This archive report was first published on 5 August 2020.
US Census Bureau's Decision Sparks Concerns ¶
The US Census Bureau announced it would end its efforts to count the number of people living in the country on September 30, a month earlier than anticipated. This decision could have severe consequences for the 2020 census, which has been hobbled by the pandemic.
Nearly 63 percent of U.S. households have responded to the census so far, and the bureau has offered few details of how it will meet the goal in a shortened time frame. Historically, the hardest-to-reach households and undercounted populations included minorities, undocumented immigrants, rural residents, and low-income households.
“A big worry is that undercounting will be greater than it has been in past censuses,” said Michael Wines, who covers voting rights for The New York Times. Because census officials are stopping the count early, they will have to resort to statistical methods to make educated guesses about households they can’t reach in time.
“Experts will tell you it’s not a very good educated guess,” Michael added. Census data, which is collected every 10 years, determines the allocation of political representation across the country, as well as federal funding to states and localities. Inaccuracies would skew these figures for the next decade.

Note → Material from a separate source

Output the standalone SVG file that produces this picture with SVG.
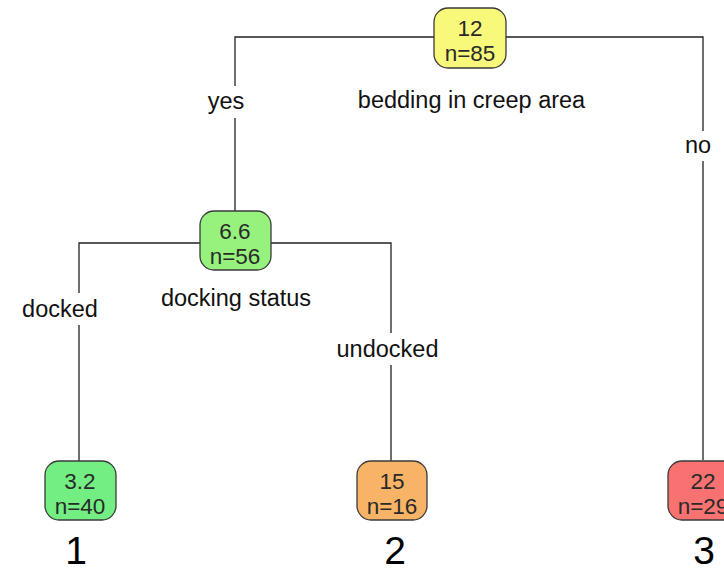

The bureau said the recent change was part of an effort to meet the federal deadline, delivering the counts to President Trump by the end of the year. However, some critics have called it an effort by the Trump administration to “sabotage the census to undercount minorities and noncitizens even more than they’re undercounted right now, which is substantially.”
Other News ¶
Rescue workers were searching for survivors today after a pair of explosions shook Beirut yesterday, killing at least 100 people and injuring more than 4,000. The bigger blast sent a mushroom-shaped plume of smoke above Lebanon’s capital, and its shock wave rippled out over miles, shattering windows and ripping roofs from buildings.
Novavax, which received $1.6 billion from the U.S. government to produce a coronavirus vaccine, announced encouraging results in two preliminary studies. In one, volunteers produced a high level of antibodies without dangerous side effects; in the other, the vaccine strongly protected monkeys from infections.
Hurricane Isaias sped from North Carolina to the Northeast yesterday, flooding roadways, toppling trees, and spinning off tornadoes. At least four people died, and more than three million customers lost power, including more than a million in New Jersey.